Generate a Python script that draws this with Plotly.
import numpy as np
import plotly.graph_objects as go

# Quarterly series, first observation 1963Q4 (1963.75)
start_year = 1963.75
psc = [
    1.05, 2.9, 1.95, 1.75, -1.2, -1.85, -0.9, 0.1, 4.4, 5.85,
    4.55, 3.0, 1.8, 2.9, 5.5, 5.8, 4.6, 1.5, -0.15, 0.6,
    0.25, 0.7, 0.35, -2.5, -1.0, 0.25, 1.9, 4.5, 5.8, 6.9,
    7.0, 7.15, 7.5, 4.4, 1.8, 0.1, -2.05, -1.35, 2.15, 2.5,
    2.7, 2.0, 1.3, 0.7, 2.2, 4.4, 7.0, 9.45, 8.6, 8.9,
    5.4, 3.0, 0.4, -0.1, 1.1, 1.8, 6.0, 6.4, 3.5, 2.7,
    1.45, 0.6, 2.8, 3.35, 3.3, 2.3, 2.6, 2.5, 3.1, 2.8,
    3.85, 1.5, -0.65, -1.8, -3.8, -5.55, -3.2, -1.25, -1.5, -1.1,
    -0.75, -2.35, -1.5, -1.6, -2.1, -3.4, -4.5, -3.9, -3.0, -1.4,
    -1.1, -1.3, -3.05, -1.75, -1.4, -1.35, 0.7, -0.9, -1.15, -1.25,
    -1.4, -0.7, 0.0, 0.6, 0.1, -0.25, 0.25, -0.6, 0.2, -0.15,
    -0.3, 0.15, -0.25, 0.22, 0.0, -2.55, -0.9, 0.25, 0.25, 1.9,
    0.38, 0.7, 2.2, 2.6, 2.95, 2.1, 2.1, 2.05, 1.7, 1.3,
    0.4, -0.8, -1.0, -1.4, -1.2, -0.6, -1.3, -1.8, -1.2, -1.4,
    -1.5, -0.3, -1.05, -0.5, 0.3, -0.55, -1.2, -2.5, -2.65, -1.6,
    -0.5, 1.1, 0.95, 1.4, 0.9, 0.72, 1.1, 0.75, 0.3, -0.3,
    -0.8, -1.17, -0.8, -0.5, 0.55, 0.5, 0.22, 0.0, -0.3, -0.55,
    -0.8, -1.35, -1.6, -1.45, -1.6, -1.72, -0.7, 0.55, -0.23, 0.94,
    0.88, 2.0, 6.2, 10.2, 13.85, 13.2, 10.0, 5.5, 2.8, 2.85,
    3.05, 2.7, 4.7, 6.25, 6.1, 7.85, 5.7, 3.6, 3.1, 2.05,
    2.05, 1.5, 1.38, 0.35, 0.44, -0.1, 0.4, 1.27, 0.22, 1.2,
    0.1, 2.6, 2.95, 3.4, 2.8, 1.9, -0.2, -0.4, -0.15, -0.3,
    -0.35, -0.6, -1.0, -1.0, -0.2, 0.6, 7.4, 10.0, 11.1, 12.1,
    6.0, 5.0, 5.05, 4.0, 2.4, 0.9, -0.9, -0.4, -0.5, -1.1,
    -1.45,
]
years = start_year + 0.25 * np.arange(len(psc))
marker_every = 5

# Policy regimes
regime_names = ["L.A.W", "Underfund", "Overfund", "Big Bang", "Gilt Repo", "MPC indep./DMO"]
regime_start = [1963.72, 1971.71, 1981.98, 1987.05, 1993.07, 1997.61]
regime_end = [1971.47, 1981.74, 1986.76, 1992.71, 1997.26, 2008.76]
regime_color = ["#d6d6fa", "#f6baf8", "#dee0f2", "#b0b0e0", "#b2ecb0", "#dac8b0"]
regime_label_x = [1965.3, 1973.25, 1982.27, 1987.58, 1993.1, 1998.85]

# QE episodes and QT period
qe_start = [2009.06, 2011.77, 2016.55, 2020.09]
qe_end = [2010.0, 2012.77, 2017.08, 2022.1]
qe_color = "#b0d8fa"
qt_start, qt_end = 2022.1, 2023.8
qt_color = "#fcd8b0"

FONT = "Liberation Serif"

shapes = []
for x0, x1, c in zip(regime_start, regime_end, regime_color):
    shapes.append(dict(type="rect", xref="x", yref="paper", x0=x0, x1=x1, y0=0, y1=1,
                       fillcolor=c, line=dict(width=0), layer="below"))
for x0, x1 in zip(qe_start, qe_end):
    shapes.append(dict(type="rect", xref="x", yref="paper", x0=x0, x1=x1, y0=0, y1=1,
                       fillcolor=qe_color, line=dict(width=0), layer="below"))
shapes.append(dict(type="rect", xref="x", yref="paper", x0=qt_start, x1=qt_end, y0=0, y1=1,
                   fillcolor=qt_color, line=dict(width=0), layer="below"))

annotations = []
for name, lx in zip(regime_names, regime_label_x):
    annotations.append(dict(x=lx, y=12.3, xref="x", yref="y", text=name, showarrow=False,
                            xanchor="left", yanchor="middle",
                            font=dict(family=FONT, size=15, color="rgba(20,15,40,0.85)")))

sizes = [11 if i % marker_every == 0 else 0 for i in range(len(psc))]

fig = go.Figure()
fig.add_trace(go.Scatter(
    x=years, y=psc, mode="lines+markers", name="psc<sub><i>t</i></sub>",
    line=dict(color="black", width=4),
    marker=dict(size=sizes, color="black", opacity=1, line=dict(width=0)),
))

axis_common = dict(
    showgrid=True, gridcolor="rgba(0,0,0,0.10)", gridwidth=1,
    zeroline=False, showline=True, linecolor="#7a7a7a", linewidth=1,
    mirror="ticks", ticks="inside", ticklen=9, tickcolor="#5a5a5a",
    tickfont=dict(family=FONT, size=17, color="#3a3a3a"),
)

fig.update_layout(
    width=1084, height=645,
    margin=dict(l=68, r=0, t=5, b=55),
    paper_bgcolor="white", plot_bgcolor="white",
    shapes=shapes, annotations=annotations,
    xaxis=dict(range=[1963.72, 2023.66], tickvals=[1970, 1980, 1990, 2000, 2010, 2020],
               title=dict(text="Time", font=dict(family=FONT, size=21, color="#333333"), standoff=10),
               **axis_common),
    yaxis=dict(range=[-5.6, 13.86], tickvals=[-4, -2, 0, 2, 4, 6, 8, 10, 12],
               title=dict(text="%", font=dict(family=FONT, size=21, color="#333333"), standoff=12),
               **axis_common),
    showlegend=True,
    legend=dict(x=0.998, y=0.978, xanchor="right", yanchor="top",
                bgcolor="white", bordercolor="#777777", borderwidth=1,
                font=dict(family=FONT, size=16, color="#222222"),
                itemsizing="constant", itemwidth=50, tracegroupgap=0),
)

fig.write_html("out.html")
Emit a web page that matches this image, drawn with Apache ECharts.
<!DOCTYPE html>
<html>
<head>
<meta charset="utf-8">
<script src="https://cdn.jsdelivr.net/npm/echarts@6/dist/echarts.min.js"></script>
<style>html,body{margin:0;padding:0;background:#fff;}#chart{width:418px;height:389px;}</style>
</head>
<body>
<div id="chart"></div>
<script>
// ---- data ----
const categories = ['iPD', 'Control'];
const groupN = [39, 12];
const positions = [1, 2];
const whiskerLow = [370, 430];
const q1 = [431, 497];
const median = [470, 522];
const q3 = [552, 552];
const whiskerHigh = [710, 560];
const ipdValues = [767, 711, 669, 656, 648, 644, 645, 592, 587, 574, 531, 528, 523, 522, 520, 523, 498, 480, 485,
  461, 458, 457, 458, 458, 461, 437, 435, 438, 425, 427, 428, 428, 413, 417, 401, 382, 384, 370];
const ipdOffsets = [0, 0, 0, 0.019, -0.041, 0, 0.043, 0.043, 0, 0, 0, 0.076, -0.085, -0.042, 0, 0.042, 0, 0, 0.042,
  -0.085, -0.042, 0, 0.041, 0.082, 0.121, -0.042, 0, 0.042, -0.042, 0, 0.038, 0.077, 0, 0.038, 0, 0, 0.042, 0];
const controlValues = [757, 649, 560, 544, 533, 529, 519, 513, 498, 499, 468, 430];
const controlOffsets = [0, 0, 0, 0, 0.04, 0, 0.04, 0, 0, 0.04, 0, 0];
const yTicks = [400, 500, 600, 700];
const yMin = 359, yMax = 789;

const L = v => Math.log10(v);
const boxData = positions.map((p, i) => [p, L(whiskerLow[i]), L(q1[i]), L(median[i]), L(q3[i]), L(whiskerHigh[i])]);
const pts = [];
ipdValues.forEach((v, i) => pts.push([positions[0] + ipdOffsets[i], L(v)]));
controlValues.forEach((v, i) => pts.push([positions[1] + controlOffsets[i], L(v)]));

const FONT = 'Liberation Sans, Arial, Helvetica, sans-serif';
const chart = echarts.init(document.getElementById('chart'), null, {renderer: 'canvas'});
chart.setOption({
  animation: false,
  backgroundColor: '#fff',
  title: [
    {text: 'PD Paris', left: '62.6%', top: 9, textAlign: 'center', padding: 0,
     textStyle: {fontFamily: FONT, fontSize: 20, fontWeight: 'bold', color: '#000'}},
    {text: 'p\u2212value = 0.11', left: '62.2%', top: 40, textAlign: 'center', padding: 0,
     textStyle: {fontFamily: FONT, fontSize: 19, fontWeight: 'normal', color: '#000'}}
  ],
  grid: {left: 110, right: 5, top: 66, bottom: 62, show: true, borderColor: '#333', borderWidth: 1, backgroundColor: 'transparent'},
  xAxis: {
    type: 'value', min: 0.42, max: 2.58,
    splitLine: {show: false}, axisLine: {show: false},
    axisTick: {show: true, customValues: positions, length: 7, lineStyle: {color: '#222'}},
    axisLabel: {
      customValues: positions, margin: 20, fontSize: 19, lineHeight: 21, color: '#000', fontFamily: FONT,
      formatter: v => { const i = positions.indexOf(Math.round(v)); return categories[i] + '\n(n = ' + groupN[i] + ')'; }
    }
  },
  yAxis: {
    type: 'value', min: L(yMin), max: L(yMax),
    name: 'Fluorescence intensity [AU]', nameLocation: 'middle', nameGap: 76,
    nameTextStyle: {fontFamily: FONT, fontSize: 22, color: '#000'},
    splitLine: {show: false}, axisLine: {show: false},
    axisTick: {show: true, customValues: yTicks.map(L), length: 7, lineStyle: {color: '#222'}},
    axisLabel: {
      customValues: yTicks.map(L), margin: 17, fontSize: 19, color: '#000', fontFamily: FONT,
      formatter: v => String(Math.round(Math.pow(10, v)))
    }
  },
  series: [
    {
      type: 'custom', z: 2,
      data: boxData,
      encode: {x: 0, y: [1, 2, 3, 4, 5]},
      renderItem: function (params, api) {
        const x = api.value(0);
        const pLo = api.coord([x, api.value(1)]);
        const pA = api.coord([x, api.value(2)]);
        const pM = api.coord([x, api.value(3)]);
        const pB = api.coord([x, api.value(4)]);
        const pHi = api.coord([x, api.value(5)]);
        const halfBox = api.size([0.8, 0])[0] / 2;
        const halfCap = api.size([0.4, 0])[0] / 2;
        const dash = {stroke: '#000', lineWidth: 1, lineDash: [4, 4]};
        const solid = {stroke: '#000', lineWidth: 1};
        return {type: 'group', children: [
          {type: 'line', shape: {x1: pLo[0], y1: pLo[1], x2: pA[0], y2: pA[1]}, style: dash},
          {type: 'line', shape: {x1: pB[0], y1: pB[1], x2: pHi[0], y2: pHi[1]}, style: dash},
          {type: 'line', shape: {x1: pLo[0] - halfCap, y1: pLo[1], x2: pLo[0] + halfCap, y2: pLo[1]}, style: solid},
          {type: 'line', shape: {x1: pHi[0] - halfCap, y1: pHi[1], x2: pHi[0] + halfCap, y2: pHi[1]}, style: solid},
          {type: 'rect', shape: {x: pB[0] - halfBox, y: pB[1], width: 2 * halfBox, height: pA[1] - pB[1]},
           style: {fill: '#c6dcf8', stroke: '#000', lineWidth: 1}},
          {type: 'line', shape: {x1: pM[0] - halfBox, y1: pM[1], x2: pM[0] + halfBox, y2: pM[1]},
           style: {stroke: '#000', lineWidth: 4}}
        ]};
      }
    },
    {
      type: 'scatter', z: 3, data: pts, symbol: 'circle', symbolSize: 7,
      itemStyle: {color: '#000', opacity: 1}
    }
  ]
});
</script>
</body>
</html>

——————

## What you should do
Verbatim output is expected for the lines from the start of the data to the line in which "import plotly.graph_objects as go" appears, both included.

## Answer to this task
Generate a Python script that draws this with Plotly.
import numpy as np
import plotly.graph_objects as go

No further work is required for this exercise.